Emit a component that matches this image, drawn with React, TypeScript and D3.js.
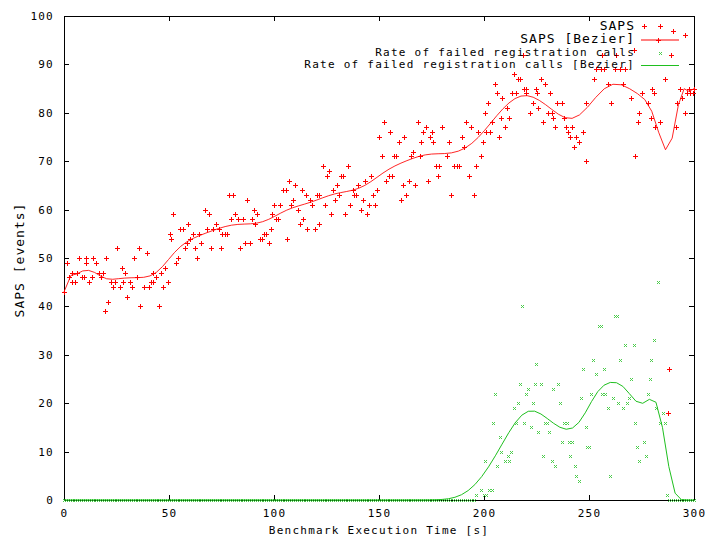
import React, { useEffect, useRef } from 'react';
import * as d3 from 'd3';

const xTicks = [0, 50, 100, 150, 200, 250, 300];
const yTicks = [0, 10, 20, 30, 40, 50, 60, 70, 80, 90, 100];

// SAPS samples [time s, events]
const sapsPoints: [number, number][] = [
  [0, 43], [1.3, 49], [2.6, 46], [3.9, 47], [4, 45], [5.2, 45], [6.4, 47], [7.3, 50], [8.6, 46], [9.6, 46],
  [10.5, 50], [10.6, 49], [12, 45], [13.4, 46], [14, 50], [15.3, 49], [16.5, 47], [17.5, 46], [18.4, 47], [19.4, 39],
  [20, 50], [21, 41], [22.2, 45], [23.2, 44], [24.5, 45], [25.4, 52], [26.7, 44], [27.6, 48], [28, 45], [29.2, 47],
  [30, 42], [31.4, 45], [32.4, 44], [33.3, 50], [34.6, 46], [35.6, 52], [36.2, 40], [38, 44], [39.4, 51], [40.3, 44],
  [41.3, 45], [42.5, 45], [42.6, 47], [43.8, 46], [45, 40], [46, 47], [47.3, 44], [48.2, 48], [49.5, 45],
  [50.5, 55], [51, 54], [52, 59], [53.3, 49], [54.3, 50], [55.2, 56], [56.5, 56], [57.4, 52], [58.4, 53], [59, 57],
  [60, 54], [61.2, 55], [62.2, 52], [63.1, 50], [64.4, 55], [65.3, 53], [67, 60], [68, 56], [69, 59], [70, 52],
  [71, 56], [72.3, 57], [73.6, 56], [74.6, 52], [75.2, 55], [76.5, 55], [77.4, 55], [78.4, 63], [79.3, 58], [80.3, 63],
  [81.5, 59], [82.8, 58], [84, 52], [85, 58], [86.3, 53], [87.2, 62], [88.5, 53], [89.4, 58], [90.4, 60], [91, 57],
  [92, 59], [93.2, 54], [94.2, 54], [95.1, 55], [96.4, 55], [97.4, 53], [98.6, 56], [99, 59], [100, 61], [100.9, 58],
  [101.8, 58], [103, 61], [104.2, 64], [105.5, 64], [106.4, 54], [107, 66], [108, 61], [109, 62], [110.2, 65], [111.2, 60],
  [112.4, 57], [113.4, 64], [114, 58], [115, 63], [115.9, 56], [117.2, 62], [118, 61], [119.4, 56], [120.4, 63], [121.3, 57],
  [121.6, 63], [123.2, 69], [124.2, 61], [125.1, 67], [126, 68], [127.3, 59], [128.3, 64], [129.2, 62], [129.9, 65], [131.1, 63],
  [131.8, 67], [133, 67], [134, 59], [135.3, 69], [136.2, 61], [137.5, 64], [138, 63], [139, 63], [140, 65], [141.3, 60],
  [142.2, 62], [143.2, 66], [144.5, 59], [145.4, 61], [146, 67], [147, 63], [148, 61], [149.2, 64], [150.2, 75], [151.4, 71],
  [152.3, 78], [153.5, 66], [154.7, 67], [155, 76], [156, 67], [157.3, 71], [158.3, 71], [159.5, 74], [160.4, 62], [161.4, 65],
  [161.7, 75], [163, 63], [164.3, 66], [165.2, 71], [166.2, 72], [167.1, 65], [168.4, 78], [169.3, 71], [170, 74], [171, 76],
  [172.2, 77], [173.1, 66], [174.1, 75], [175, 76], [175.7, 74], [177.2, 69], [178.2, 67], [178.8, 69], [180.1, 77], [182.3, 71],
  [183.3, 74], [184.2, 63], [185.8, 69], [187, 69], [188, 69], [189.3, 75], [190.6, 73], [191.5, 78], [192.8, 67], [193.7, 77],
  [195, 63], [196.3, 69], [197.2, 76], [198.5, 71], [199.4, 74], [200.5, 80], [200.9, 76], [202, 82], [203, 76], [204, 78],
  [205, 86], [206.3, 84], [207.2, 75], [208.2, 79], [208.8, 83], [210, 77], [211, 81], [212, 79], [213.2, 84], [214.2, 88],
  [215.1, 84], [216.4, 87], [217, 87], [218.4, 92], [218.9, 85], [219.9, 84], [220.2, 85], [222.1, 80], [223.4, 82], [224.6, 85],
  [225, 84], [225.9, 81], [227.2, 87], [228.2, 78], [229.1, 86], [230.3, 80], [231.3, 84], [232.6, 80], [232.9, 79], [233.9, 77],
  [234.8, 82], [237.3, 82], [238.3, 79], [239.2, 77], [240.2, 76], [241.1, 75], [241.7, 77], [243, 73], [244, 75], [245.3, 74],
  [247.1, 76], [248.4, 82], [248.7, 70], [252.2, 87], [253.3, 89], [255.5, 89], [256.2, 92], [257.1, 89], [259, 86], [260.3, 82],
  [262.5, 89], [263, 92], [264.7, 89], [266, 86], [267, 89], [270.1, 83], [271.2, 93], [272, 71], [273.3, 78], [274, 80],
  [275.2, 84], [276.2, 98], [278, 82], [279.6, 79], [280, 85], [280.9, 84], [281.5, 77], [283, 95], [284, 78], [286, 87],
  [287.6, 18], [288.2, 27], [289, 92], [289.8, 97], [291.4, 77], [292, 82], [293.3, 85], [294.5, 83], [295.5, 96], [295.8, 80],
  [296.8, 84], [297.7, 85], [298, 84], [299.3, 84], [300, 85],
];

// failed registration calls: idle at 0 until ~195 s, then these, then 0 again
const failedIdleTimes = d3.range(0, 196);
const failedPoints: [number, number][] = [
  [196, 1], [198.5, 2], [200.1, 1], [200.4, 8], [201, 1], [202.6, 2], [203.6, 2], [204.2, 16], [205.1, 22], [206.4, 7],
  [207.4, 13], [208.3, 10], [209.9, 8], [211.2, 9], [212.1, 8], [213, 10], [214.3, 19], [215.3, 16], [216.3, 20], [217, 24],
  [218, 40], [219.1, 16], [220.1, 22], [221, 23], [222.4, 15], [223.4, 20], [224.5, 24], [224.8, 28], [225.8, 14], [227, 24],
  [228, 9], [229, 16], [230.2, 16], [231.1, 14], [232.4, 8], [233, 23], [234, 7], [235, 24], [236.2, 20], [237.2, 12],
  [238.1, 16], [239.4, 16], [240.7, 12], [241, 9], [242, 12], [243.2, 7], [243.8, 5], [245, 4], [246.4, 21], [247.3, 27],
  [248.6, 15], [249.2, 11], [250.2, 11], [251.1, 22], [252, 29], [253.3, 26], [254.6, 36], [255.5, 36], [256.2, 22], [257.1, 27],
  [257.8, 22], [259, 19], [260, 5], [261.2, 21], [262.2, 38], [263.5, 38], [263.8, 20], [264.7, 29], [266, 19], [267, 32],
  [268.2, 20], [269.2, 21], [270.1, 25], [271.4, 32], [272, 16], [273, 11], [273.9, 8], [276.2, 12], [277.1, 9], [278, 22],
  [279, 25], [279.6, 29], [280.9, 33], [281.8, 19], [282.8, 45], [284, 16], [285, 18], [286.3, 16], [287, 1],
];
const failedTailTimes = d3.range(288, 301);

const legendLabels = ['SAPS', 'SAPS [Bezier]', 'Rate of failed registration calls', 'Rate of failed registration calls [Bezier]'];

// gnuplot style "smooth bezier": all points are control points (de Casteljau)
function bezier(pts: [number, number][], samples = 100) {
  const n = pts.length;
  const xs = new Float64Array(n);
  const ys = new Float64Array(n);
  const out: [number, number][] = [];
  for (let s = 0; s < samples; s++) {
    const u = s / (samples - 1);
    for (let i = 0; i < n; i++) { xs[i] = pts[i][0]; ys[i] = pts[i][1]; }
    for (let k = n - 1; k > 0; k--) {
      for (let i = 0; i < k; i++) {
        xs[i] += (xs[i + 1] - xs[i]) * u;
        ys[i] += (ys[i + 1] - ys[i]) * u;
      }
    }
    out.push([xs[0], ys[0]]);
  }
  return out;
}

const W = 709;
const H = 536;
const RED = '#ff0000';
const GREEN = '#1fbf1f';
const GREEN_PT = '#4ccc4c';
const MONO = '"DejaVu Sans Mono", monospace';

const App = () => {
  const ref = useRef<SVGSVGElement>(null);

  useEffect(() => {
    const svg = d3.select(ref.current);
    svg.selectAll('*').remove();

    const left = 64, right = 694, top = 16, bottom = 500;
    const x = d3.scaleLinear().domain([0, 300]).range([left, right]);
    const y = d3.scaleLinear().domain([0, 100]).range([bottom, top]);

    svg.append('rect').attr('width', W).attr('height', H).attr('fill', '#fff');

    const small = (sel: any) => sel
      .style('font-family', MONO).style('font-size', '11px')
      .style('letter-spacing', '1.25px').attr('fill', '#000');
    const big = (sel: any) => sel
      .style('font-family', MONO).style('font-size', '13px')
      .style('letter-spacing', '1px').attr('fill', '#000');

    // axes with inward ticks, mirrored on top/right
    const gx = svg.append('g').attr('transform', `translate(0,${bottom})`)
      .call(d3.axisBottom(x).tickValues(xTicks).tickSize(-5).tickPadding(9).tickFormat(d3.format('d')));
    const gy = svg.append('g').attr('transform', `translate(${left},0)`)
      .call(d3.axisLeft(y).tickValues(yTicks).tickSize(-5).tickPadding(10).tickFormat(d3.format('d')));
    svg.append('g').attr('transform', `translate(0,${top})`)
      .call(d3.axisTop(x).tickValues(xTicks).tickSize(-5).tickFormat(() => ''));
    svg.append('g').attr('transform', `translate(${right},0)`)
      .call(d3.axisRight(y).tickValues(yTicks).tickSize(-5).tickFormat(() => ''));
    svg.selectAll('.domain').remove();
    svg.selectAll('.tick line').attr('stroke', '#000').attr('shape-rendering', 'crispEdges');
    small(gx.selectAll('.tick text'));
    small(gy.selectAll('.tick text'));

    svg.append('rect')
      .attr('x', left + 0.5).attr('y', top + 0.5)
      .attr('width', right - left).attr('height', bottom - top)
      .attr('fill', 'none').attr('stroke', '#000').attr('shape-rendering', 'crispEdges');

    small(svg.append('text'))
      .attr('x', (left + right) / 2).attr('y', 531)
      .attr('text-anchor', 'middle').attr('dominant-baseline', 'middle')
      .text('Benchmark Execution Time [s]');
    big(svg.append('text'))
      .attr('transform', `translate(20,${(top + bottom) / 2 + 2}) rotate(-90)`)
      .attr('text-anchor', 'middle').attr('dominant-baseline', 'middle')
      .text('SAPS [events]');

    const plot = svg.append('g');
    const line = d3.line<[number, number]>().x(d => x(d[0])).y(d => y(d[1]));

    const plus = (g: any, px: number, py: number) => {
      const cx = Math.round(px) + 0.5, cy = Math.round(py) + 0.5;
      g.append('path')
        .attr('d', `M${cx - 2.5},${cy}H${cx + 2.5}M${cx},${cy - 2.5}V${cy + 2.5}`)
        .attr('fill', 'none').attr('stroke', RED).attr('stroke-width', 1);
    };
    const cross = (g: any, px: number, py: number) => {
      const cx = Math.round(px) + 0.5, cy = Math.round(py) + 0.5;
      g.append('path')
        .attr('d', `M${cx - 1.5},${cy - 1.5}L${cx + 1.5},${cy + 1.5}M${cx - 1.5},${cy + 1.5}L${cx + 1.5},${cy - 1.5}`)
        .attr('fill', 'none').attr('stroke', GREEN_PT).attr('stroke-width', 1);
    };

    const sapsSorted = [...sapsPoints].sort((a, b) => a[0] - b[0]);
    const failedAll: [number, number][] = [
      ...failedIdleTimes.map(t => [t, 0] as [number, number]),
      ...failedPoints,
      ...failedTailTimes.map(t => [t, 0] as [number, number]),
    ].sort((a, b) => a[0] - b[0]);

    // legend
    const keyText = 635, keyX0 = 641, keyX1 = 679, keyMid = 660;
    const rows = [26, 39.5, 52.5, 65];
    big(svg.append('text')).attr('x', keyText).attr('y', rows[0]).attr('text-anchor', 'end')
      .attr('dominant-baseline', 'middle').text(legendLabels[0]);
    big(svg.append('text')).attr('x', keyText).attr('y', rows[1]).attr('text-anchor', 'end')
      .attr('dominant-baseline', 'middle').text(legendLabels[1]);
    small(svg.append('text')).attr('x', keyText).attr('y', rows[2]).attr('text-anchor', 'end')
      .attr('dominant-baseline', 'middle').text(legendLabels[2]);
    small(svg.append('text')).attr('x', keyText).attr('y', rows[3]).attr('text-anchor', 'end')
      .attr('dominant-baseline', 'middle').text(legendLabels[3]);

    // SAPS points + bezier
    plus(plot, keyMid, rows[0]);
    sapsSorted.forEach(d => plus(plot, x(d[0]), y(d[1])));
    plot.append('line').attr('x1', keyX0).attr('x2', keyX1).attr('y1', rows[1] + 0.5).attr('y2', rows[1] + 0.5)
      .attr('stroke', RED);
    plot.append('path').datum(bezier(sapsSorted)).attr('d', line)
      .attr('fill', 'none').attr('stroke', RED).attr('stroke-width', 1).attr('stroke-opacity', 0.85);

    // failed registration calls points + bezier
    cross(plot, keyMid, rows[2]);
    failedAll.forEach(d => cross(plot, x(d[0]), y(d[1])));
    plot.append('line').attr('x1', keyX0).attr('x2', keyX1).attr('y1', rows[3] + 0.5).attr('y2', rows[3] + 0.5)
      .attr('stroke', GREEN);
    plot.append('path').datum(bezier(failedAll)).attr('d', line)
      .attr('fill', 'none').attr('stroke', GREEN).attr('stroke-width', 1);
  }, []);

  return (
    <svg ref={ref} width={W} height={H}
      style={{ position: 'absolute', left: 0, top: 0, display: 'block' }} />
  );
};

export default App;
------------------------------------------------------------
Exercise details:
Your task is to restate word for word the lines from the top of the data to the line containing "import * as d3 from 'd3';", both ends included, with every picture left out.

Reply to the exercise:
Emit a component that matches this image, drawn with React, TypeScript and D3.js.
import React, { useEffect, useRef } from 'react';
import * as d3 from 'd3';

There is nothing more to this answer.